> EXERCISE: Start at the line holding "Convert this diagram to TikZ code.", stop at the line holding "(285,80) -- (279,92);", and repeat those lines exactly, both ends included; skip the pictures.

> DATA SUPPLIED:
■ ■ ■ ■ ■ ■ ■
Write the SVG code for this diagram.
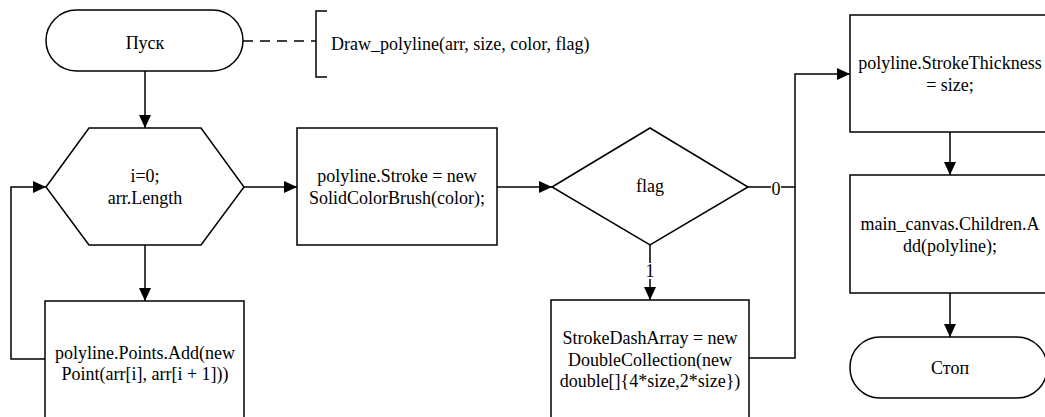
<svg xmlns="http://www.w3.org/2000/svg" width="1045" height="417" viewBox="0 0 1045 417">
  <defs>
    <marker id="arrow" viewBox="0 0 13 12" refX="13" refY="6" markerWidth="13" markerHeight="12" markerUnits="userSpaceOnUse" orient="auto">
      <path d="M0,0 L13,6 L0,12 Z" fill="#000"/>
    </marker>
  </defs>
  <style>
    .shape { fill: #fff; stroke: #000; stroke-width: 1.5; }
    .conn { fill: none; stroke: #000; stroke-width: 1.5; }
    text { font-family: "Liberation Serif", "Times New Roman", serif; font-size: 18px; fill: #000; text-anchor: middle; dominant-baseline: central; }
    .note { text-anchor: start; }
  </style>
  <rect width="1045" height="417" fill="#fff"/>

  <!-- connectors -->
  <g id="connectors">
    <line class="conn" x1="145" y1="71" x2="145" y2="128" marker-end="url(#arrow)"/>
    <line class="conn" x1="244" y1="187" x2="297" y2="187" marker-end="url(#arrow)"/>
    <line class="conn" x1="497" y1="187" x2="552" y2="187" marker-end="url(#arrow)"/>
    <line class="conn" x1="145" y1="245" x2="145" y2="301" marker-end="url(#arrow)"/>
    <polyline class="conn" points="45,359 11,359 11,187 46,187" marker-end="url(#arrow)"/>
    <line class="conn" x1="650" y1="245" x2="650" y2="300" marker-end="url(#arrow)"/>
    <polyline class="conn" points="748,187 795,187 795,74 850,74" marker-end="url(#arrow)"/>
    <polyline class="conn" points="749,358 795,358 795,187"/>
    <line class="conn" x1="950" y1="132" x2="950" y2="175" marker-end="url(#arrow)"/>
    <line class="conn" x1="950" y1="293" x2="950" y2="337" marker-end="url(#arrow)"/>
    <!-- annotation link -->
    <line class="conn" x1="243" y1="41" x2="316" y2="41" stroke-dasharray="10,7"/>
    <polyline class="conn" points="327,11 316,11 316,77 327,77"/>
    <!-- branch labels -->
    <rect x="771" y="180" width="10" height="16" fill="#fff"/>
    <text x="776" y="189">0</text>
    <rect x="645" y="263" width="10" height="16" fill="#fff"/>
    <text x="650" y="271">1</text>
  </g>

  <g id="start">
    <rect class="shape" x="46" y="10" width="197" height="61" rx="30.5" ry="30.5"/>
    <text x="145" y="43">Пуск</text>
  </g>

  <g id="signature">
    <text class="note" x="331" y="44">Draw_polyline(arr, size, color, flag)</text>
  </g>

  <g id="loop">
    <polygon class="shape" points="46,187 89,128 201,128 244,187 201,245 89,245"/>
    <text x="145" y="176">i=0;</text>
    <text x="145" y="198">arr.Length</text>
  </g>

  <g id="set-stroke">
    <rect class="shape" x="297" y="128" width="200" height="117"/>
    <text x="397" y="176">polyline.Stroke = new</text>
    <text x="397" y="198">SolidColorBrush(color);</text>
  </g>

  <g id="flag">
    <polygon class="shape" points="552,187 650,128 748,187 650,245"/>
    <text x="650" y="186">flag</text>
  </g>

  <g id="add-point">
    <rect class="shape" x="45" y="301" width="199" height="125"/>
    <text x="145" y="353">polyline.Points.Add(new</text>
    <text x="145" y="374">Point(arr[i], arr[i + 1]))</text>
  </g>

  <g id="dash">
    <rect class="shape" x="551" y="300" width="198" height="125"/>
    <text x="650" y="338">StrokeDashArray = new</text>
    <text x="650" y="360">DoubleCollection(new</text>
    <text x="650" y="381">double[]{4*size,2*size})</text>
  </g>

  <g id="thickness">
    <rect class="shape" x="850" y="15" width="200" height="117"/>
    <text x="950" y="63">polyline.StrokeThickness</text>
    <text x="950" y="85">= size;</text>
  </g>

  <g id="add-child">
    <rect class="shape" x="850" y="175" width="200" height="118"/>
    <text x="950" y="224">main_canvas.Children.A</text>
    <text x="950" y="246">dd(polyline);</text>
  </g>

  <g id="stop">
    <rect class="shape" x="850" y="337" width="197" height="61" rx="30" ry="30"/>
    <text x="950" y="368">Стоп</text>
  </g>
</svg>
■ ■ ■ ■ ■ ■ ■
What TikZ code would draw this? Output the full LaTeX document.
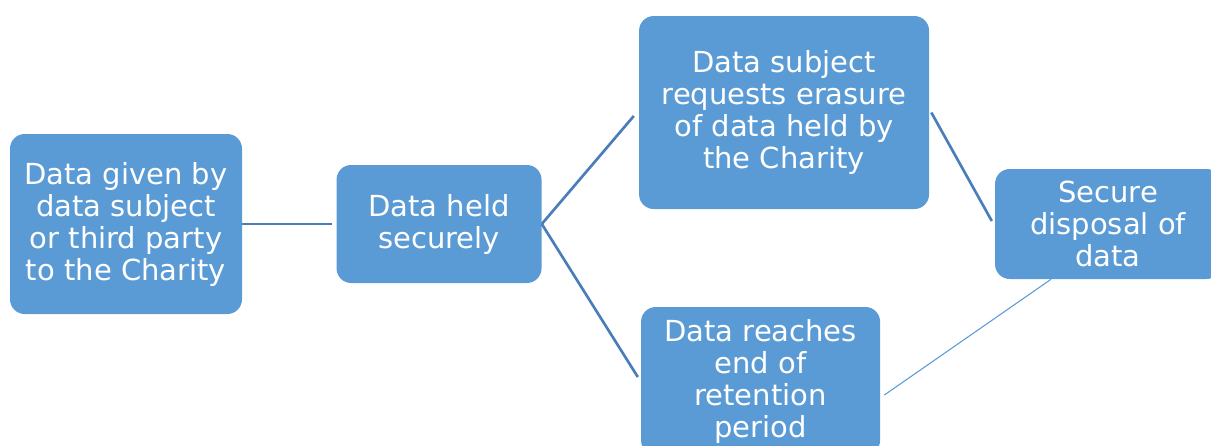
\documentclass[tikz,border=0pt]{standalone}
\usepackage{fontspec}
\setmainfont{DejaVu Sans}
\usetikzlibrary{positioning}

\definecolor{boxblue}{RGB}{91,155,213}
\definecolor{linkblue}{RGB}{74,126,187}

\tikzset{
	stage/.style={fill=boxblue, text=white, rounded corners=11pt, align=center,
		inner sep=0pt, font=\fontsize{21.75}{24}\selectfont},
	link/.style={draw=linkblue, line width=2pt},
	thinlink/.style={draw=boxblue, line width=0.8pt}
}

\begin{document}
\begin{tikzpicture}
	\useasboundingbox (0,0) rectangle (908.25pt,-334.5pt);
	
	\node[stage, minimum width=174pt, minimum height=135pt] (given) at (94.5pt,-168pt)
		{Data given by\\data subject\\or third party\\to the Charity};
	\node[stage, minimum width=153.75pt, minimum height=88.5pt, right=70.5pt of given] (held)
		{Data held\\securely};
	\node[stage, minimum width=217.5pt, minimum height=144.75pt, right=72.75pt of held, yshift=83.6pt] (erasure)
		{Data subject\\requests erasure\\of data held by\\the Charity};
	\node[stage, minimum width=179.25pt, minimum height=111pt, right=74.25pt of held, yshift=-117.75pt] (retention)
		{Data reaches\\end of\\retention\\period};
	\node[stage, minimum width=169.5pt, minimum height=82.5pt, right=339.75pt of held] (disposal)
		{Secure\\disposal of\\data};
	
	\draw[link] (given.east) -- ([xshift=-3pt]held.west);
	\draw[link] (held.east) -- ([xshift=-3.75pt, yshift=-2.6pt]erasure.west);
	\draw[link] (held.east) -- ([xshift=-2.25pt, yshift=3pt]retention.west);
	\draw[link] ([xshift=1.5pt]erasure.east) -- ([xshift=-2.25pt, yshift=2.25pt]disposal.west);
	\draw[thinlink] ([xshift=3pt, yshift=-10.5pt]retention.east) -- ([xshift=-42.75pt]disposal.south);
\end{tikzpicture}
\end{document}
■ ■ ■ ■ ■ ■ ■
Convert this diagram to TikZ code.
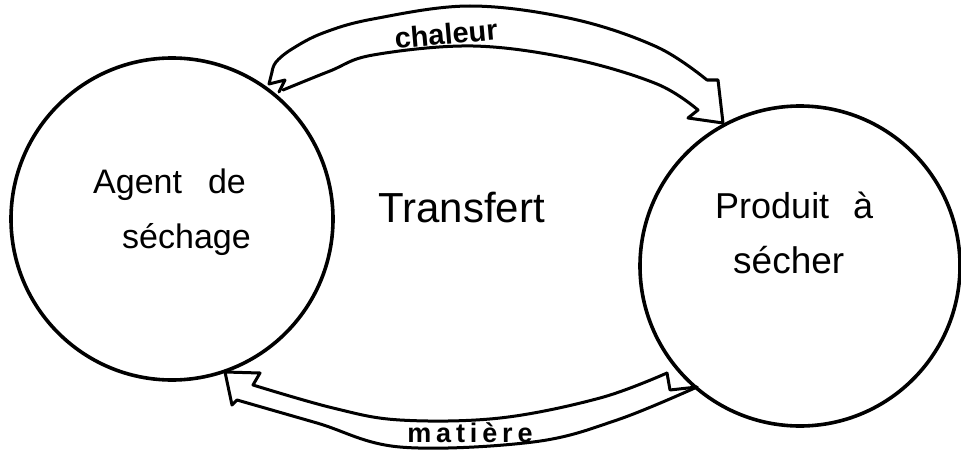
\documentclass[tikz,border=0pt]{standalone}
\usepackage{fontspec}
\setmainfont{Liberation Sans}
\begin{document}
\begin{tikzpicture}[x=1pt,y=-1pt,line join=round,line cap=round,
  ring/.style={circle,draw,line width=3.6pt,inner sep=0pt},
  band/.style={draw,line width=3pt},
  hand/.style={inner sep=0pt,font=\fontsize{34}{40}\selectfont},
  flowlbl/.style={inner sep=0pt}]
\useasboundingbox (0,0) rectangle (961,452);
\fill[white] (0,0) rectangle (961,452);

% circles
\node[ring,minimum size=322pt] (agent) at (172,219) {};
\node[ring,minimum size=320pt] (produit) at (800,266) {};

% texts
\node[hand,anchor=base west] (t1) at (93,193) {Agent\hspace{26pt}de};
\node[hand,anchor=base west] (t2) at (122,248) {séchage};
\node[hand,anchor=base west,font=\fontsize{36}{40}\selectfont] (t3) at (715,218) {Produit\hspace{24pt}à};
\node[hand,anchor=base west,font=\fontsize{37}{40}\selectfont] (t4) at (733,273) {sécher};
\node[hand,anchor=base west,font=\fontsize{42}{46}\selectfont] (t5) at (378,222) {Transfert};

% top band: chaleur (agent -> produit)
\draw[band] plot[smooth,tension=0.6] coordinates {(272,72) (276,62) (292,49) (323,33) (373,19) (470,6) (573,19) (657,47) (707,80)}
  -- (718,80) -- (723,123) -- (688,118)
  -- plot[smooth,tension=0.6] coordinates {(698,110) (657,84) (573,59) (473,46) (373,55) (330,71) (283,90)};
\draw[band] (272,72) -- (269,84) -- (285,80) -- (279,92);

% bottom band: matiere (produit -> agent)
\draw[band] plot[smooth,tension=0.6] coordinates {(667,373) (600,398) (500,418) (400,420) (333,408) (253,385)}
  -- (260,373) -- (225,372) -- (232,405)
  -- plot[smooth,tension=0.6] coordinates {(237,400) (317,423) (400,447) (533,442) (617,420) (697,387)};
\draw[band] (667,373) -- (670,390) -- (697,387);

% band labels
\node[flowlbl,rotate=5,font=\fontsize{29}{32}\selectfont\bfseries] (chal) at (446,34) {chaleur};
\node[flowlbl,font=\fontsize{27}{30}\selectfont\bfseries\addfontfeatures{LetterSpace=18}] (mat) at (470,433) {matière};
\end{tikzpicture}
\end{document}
■ ■ ■ ■ ■ ■ ■
> PROBLEM SOLUTION:
Convert this diagram to TikZ code.
\documentclass[tikz,border=0pt]{standalone}
\usepackage{fontspec}
\setmainfont{Liberation Sans}
\begin{document}
\begin{tikzpicture}[x=1pt,y=-1pt,line join=round,line cap=round,
  ring/.style={circle,draw,line width=3.6pt,inner sep=0pt},
  band/.style={draw,line width=3pt},
  hand/.style={inner sep=0pt,font=\fontsize{34}{40}\selectfont},
  flowlbl/.style={inner sep=0pt}]
\useasboundingbox (0,0) rectangle (961,452);
\fill[white] (0,0) rectangle (961,452);

% circles
\node[ring,minimum size=322pt] (agent) at (172,219) {};
\node[ring,minimum size=320pt] (produit) at (800,266) {};

% texts
\node[hand,anchor=base west] (t1) at (93,193) {Agent\hspace{26pt}de};
\node[hand,anchor=base west] (t2) at (122,248) {séchage};
\node[hand,anchor=base west,font=\fontsize{36}{40}\selectfont] (t3) at (715,218) {Produit\hspace{24pt}à};
\node[hand,anchor=base west,font=\fontsize{37}{40}\selectfont] (t4) at (733,273) {sécher};
\node[hand,anchor=base west,font=\fontsize{42}{46}\selectfont] (t5) at (378,222) {Transfert};

% top band: chaleur (agent -> produit)
\draw[band] plot[smooth,tension=0.6] coordinates {(272,72) (276,62) (292,49) (323,33) (373,19) (470,6) (573,19) (657,47) (707,80)}
  -- (718,80) -- (723,123) -- (688,118)
  -- plot[smooth,tension=0.6] coordinates {(698,110) (657,84) (573,59) (473,46) (373,55) (330,71) (283,90)};
\draw[band] (272,72) -- (269,84) -- (285,80) -- (279,92);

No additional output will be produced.